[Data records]
===============

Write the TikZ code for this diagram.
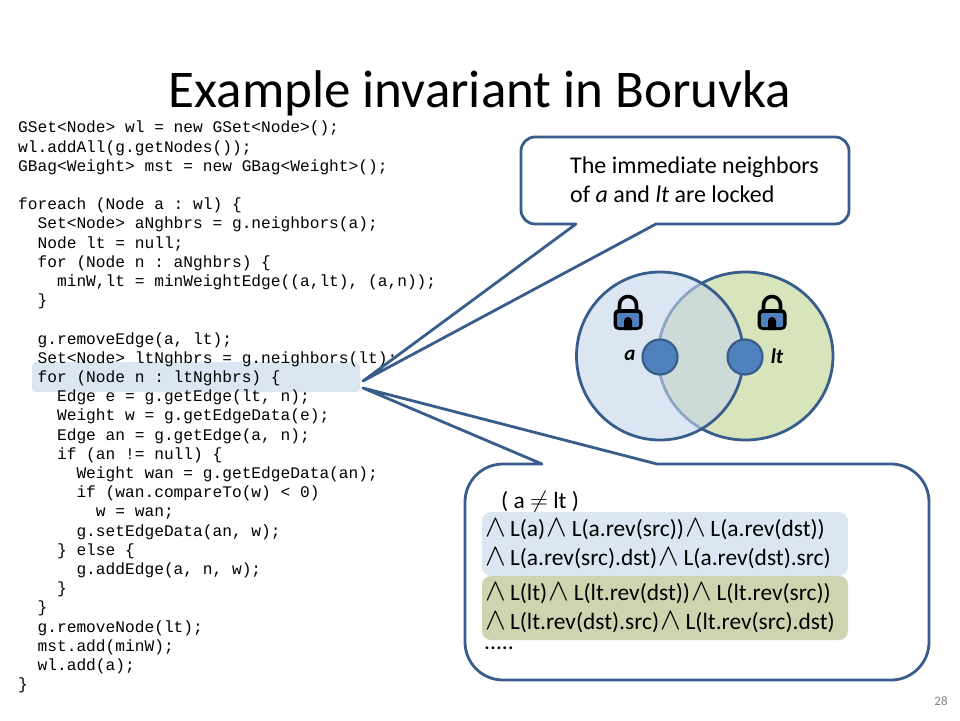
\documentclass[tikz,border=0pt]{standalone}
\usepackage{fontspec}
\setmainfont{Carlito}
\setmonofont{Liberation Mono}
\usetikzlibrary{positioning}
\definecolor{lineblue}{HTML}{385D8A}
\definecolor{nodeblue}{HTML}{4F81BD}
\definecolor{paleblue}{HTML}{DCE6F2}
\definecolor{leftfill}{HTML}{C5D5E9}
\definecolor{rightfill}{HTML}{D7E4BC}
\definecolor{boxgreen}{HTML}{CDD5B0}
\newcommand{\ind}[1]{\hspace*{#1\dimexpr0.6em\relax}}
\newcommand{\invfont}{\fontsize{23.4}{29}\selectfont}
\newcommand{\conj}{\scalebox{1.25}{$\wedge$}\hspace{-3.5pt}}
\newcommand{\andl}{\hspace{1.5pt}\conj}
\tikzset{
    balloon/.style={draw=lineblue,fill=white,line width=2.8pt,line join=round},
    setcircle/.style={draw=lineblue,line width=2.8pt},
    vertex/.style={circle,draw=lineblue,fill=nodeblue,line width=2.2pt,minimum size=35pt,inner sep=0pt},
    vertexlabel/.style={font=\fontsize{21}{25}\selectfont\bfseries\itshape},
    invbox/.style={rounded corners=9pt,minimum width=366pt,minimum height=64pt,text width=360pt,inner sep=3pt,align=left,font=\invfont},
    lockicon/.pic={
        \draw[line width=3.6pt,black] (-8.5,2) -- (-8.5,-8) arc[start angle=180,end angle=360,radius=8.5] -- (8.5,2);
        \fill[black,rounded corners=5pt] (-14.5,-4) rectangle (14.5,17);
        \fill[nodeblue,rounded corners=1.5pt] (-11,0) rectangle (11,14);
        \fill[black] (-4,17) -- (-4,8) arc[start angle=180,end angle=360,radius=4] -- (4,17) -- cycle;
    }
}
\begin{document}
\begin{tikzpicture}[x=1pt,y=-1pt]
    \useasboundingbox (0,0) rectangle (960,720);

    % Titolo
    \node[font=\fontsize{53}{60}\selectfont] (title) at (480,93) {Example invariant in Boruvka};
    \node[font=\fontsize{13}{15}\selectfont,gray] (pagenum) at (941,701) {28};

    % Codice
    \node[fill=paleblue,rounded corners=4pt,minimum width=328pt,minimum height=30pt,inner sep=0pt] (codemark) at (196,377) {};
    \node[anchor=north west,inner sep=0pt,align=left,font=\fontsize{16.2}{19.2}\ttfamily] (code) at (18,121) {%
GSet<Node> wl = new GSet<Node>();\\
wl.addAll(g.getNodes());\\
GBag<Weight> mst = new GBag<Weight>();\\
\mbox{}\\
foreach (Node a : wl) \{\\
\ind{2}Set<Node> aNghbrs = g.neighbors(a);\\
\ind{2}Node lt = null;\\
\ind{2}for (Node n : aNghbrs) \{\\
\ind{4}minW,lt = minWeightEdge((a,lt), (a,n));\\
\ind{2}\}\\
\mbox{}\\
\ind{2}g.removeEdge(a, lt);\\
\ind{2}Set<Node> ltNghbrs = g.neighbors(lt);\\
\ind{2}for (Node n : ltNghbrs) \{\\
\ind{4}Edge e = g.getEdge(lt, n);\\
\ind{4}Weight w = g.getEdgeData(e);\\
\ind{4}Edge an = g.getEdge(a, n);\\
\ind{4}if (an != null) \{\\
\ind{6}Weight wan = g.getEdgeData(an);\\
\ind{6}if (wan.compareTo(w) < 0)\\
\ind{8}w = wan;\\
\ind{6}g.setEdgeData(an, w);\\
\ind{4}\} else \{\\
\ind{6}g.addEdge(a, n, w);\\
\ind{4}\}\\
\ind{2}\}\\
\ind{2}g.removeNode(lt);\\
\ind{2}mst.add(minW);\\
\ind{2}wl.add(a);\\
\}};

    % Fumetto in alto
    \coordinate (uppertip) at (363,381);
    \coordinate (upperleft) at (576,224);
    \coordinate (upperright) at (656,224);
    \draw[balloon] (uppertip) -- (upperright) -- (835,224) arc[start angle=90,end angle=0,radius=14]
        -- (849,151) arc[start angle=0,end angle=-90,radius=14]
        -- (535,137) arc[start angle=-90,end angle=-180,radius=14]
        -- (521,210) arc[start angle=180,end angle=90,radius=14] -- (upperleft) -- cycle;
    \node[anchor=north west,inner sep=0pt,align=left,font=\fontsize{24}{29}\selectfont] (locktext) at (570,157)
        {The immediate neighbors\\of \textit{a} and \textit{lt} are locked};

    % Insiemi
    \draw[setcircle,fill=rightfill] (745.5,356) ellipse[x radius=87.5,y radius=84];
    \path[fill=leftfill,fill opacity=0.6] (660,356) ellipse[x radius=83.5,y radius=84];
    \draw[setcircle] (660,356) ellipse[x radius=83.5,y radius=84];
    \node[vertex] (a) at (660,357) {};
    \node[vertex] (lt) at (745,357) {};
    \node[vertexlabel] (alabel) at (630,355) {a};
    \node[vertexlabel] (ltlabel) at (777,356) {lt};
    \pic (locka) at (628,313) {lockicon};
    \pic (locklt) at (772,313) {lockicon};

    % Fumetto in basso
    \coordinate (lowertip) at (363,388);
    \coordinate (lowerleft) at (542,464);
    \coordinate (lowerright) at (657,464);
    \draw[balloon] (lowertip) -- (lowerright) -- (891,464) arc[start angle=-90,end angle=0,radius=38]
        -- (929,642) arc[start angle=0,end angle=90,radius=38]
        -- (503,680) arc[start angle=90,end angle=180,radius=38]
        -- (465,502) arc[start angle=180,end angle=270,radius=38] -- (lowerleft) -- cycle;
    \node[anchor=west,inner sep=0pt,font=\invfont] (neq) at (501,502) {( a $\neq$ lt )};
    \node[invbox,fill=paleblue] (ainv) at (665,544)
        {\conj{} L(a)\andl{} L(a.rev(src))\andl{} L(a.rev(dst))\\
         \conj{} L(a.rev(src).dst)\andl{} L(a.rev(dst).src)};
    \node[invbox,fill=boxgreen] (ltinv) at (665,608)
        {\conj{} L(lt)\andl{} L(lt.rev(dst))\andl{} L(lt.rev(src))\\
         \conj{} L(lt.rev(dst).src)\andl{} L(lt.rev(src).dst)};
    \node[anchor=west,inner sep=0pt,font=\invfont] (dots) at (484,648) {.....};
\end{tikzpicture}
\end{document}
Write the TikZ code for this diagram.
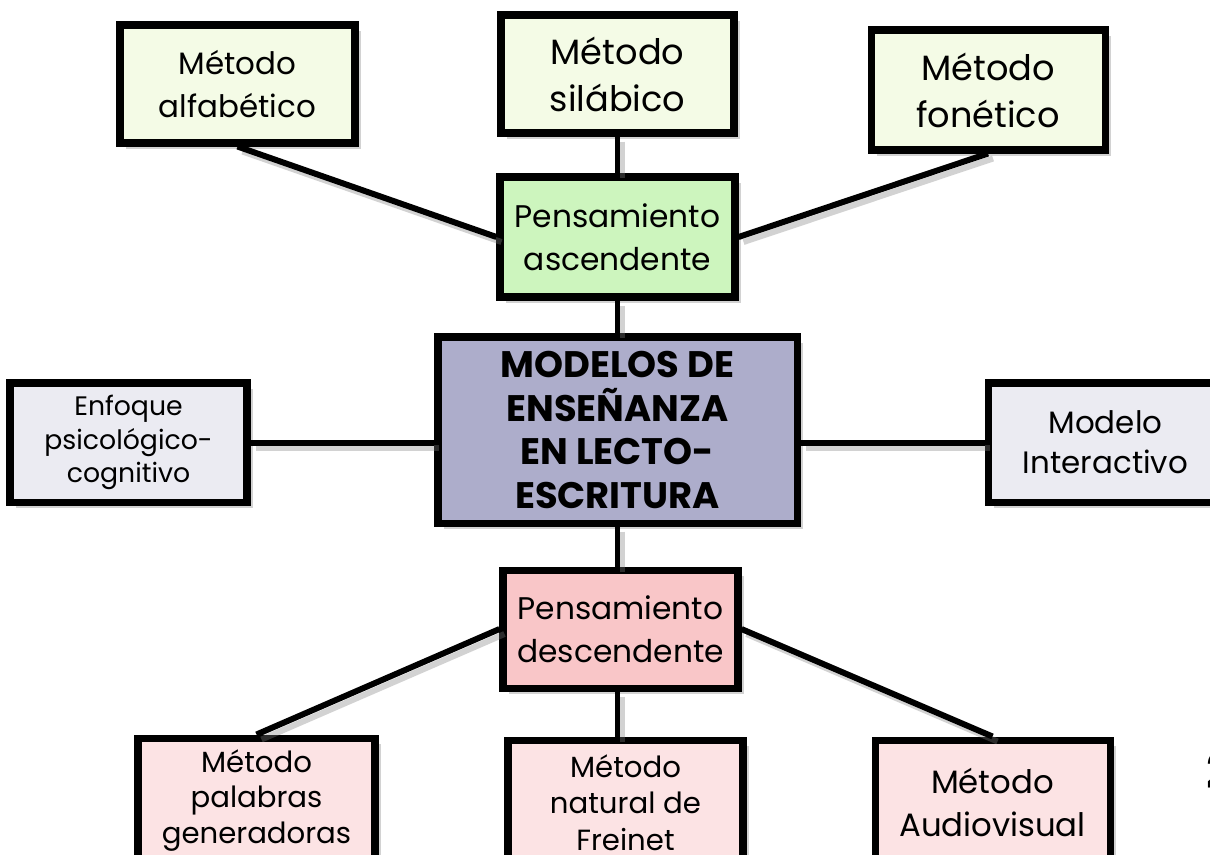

===============

◆ **REQUEST**:
Print each entry shown above with exact wording and no pictures.

◆ **RESPONSE TO THE EXERCISE**:
Write the TikZ code for this diagram.
\documentclass[tikz,border=0pt]{standalone}
\usepackage{fontspec}
\setmainfont{Carlito}
\setmonofont{Liberation Mono}
\usetikzlibrary{positioning}
\definecolor{lineblue}{HTML}{385D8A}
\definecolor{nodeblue}{HTML}{4F81BD}
\definecolor{paleblue}{HTML}{DCE6F2}
\definecolor{leftfill}{HTML}{C5D5E9}
\definecolor{rightfill}{HTML}{D7E4BC}
\definecolor{boxgreen}{HTML}{CDD5B0}
\newcommand{\ind}[1]{\hspace*{#1\dimexpr0.6em\relax}}
\newcommand{\invfont}{\fontsize{23.4}{29}\selectfont}
\newcommand{\conj}{\scalebox{1.25}{$\wedge$}\hspace{-3.5pt}}
\newcommand{\andl}{\hspace{1.5pt}\conj}
\tikzset{
    balloon/.style={draw=lineblue,fill=white,line width=2.8pt,line join=round},
    setcircle/.style={draw=lineblue,line width=2.8pt},
    vertex/.style={circle,draw=lineblue,fill=nodeblue,line width=2.2pt,minimum size=35pt,inner sep=0pt},
    vertexlabel/.style={font=\fontsize{21}{25}\selectfont\bfseries\itshape},
    invbox/.style={rounded corners=9pt,minimum width=366pt,minimum height=64pt,text width=360pt,inner sep=3pt,align=left,font=\invfont},
    lockicon/.pic={
        \draw[line width=3.6pt,black] (-8.5,2) -- (-8.5,-8) arc[start angle=180,end angle=360,radius=8.5] -- (8.5,2);
        \fill[black,rounded corners=5pt] (-14.5,-4) rectangle (14.5,17);
        \fill[nodeblue,rounded corners=1.5pt] (-11,0) rectangle (11,14);
        \fill[black] (-4,17) -- (-4,8) arc[start angle=180,end angle=360,radius=4] -- (4,17) -- cycle;
    }
}
\begin{document}
\begin{tikzpicture}[x=1pt,y=-1pt]
    \useasboundingbox (0,0) rectangle (960,720);

    % Titolo
    \node[font=\fontsize{53}{60}\selectfont] (title) at (480,93) {Example invariant in Boruvka};
    \node[font=\fontsize{13}{15}\selectfont,gray] (pagenum) at (941,701) {28};

    % Codice
    \node[fill=paleblue,rounded corners=4pt,minimum width=328pt,minimum height=30pt,inner sep=0pt] (codemark) at (196,377) {};
    \node[anchor=north west,inner sep=0pt,align=left,font=\fontsize{16.2}{19.2}\ttfamily] (code) at (18,121) {%
GSet<Node> wl = new GSet<Node>();\\
wl.addAll(g.getNodes());\\
GBag<Weight> mst = new GBag<Weight>();\\
\mbox{}\\
foreach (Node a : wl) \{\\
\ind{2}Set<Node> aNghbrs = g.neighbors(a);\\
\ind{2}Node lt = null;\\
\ind{2}for (Node n : aNghbrs) \{\\
\ind{4}minW,lt = minWeightEdge((a,lt), (a,n));\\
\ind{2}\}\\
\mbox{}\\
\ind{2}g.removeEdge(a, lt);\\
\ind{2}Set<Node> ltNghbrs = g.neighbors(lt);\\
\ind{2}for (Node n : ltNghbrs) \{\\
\ind{4}Edge e = g.getEdge(lt, n);\\
\ind{4}Weight w = g.getEdgeData(e);\\
\ind{4}Edge an = g.getEdge(a, n);\\
\ind{4}if (an != null) \{\\
\ind{6}Weight wan = g.getEdgeData(an);\\
\ind{6}if (wan.compareTo(w) < 0)\\
\ind{8}w = wan;\\
\ind{6}g.setEdgeData(an, w);\\
\ind{4}\} else \{\\
\ind{6}g.addEdge(a, n, w);\\
\ind{4}\}\\
\ind{2}\}\\
\ind{2}g.removeNode(lt);\\
\ind{2}mst.add(minW);\\
\ind{2}wl.add(a);\\
\}};

    % Fumetto in alto
    \coordinate (uppertip) at (363,381);
    \coordinate (upperleft) at (576,224);
    \coordinate (upperright) at (656,224);
    \draw[balloon] (uppertip) -- (upperright) -- (835,224) arc[start angle=90,end angle=0,radius=14]
        -- (849,151) arc[start angle=0,end angle=-90,radius=14]
        -- (535,137) arc[start angle=-90,end angle=-180,radius=14]
        -- (521,210) arc[start angle=180,end angle=90,radius=14] -- (upperleft) -- cycle;
    \node[anchor=north west,inner sep=0pt,align=left,font=\fontsize{24}{29}\selectfont] (locktext) at (570,157)
        {The immediate neighbors\\of \textit{a} and \textit{lt} are locked};

    % Insiemi
    \draw[setcircle,fill=rightfill] (745.5,356) ellipse[x radius=87.5,y radius=84];
    \path[fill=leftfill,fill opacity=0.6] (660,356) ellipse[x radius=83.5,y radius=84];
    \draw[setcircle] (660,356) ellipse[x radius=83.5,y radius=84];
    \node[vertex] (a) at (660,357) {};
    \node[vertex] (lt) at (745,357) {};
    \node[vertexlabel] (alabel) at (630,355) {a};
    \node[vertexlabel] (ltlabel) at (777,356) {lt};
    \pic (locka) at (628,313) {lockicon};
    \pic (locklt) at (772,313) {lockicon};

    % Fumetto in basso
    \coordinate (lowertip) at (363,388);
    \coordinate (lowerleft) at (542,464);
    \coordinate (lowerright) at (657,464);
    \draw[balloon] (lowertip) -- (lowerright) -- (891,464) arc[start angle=-90,end angle=0,radius=38]
        -- (929,642) arc[start angle=0,end angle=90,radius=38]
        -- (503,680) arc[start angle=90,end angle=180,radius=38]
        -- (465,502) arc[start angle=180,end angle=270,radius=38] -- (lowerleft) -- cycle;
    \node[anchor=west,inner sep=0pt,font=\invfont] (neq) at (501,502) {( a $\neq$ lt )};
    \node[invbox,fill=paleblue] (ainv) at (665,544)
        {\conj{} L(a)\andl{} L(a.rev(src))\andl{} L(a.rev(dst))\\
         \conj{} L(a.rev(src).dst)\andl{} L(a.rev(dst).src)};
    \node[invbox,fill=boxgreen] (ltinv) at (665,608)
        {\conj{} L(lt)\andl{} L(lt.rev(dst))\andl{} L(lt.rev(src))\\
         \conj{} L(lt.rev(dst).src)\andl{} L(lt.rev(src).dst)};
    \node[anchor=west,inner sep=0pt,font=\invfont] (dots) at (484,648) {.....};
\end{tikzpicture}
\end{document}
Write the TikZ code for this diagram.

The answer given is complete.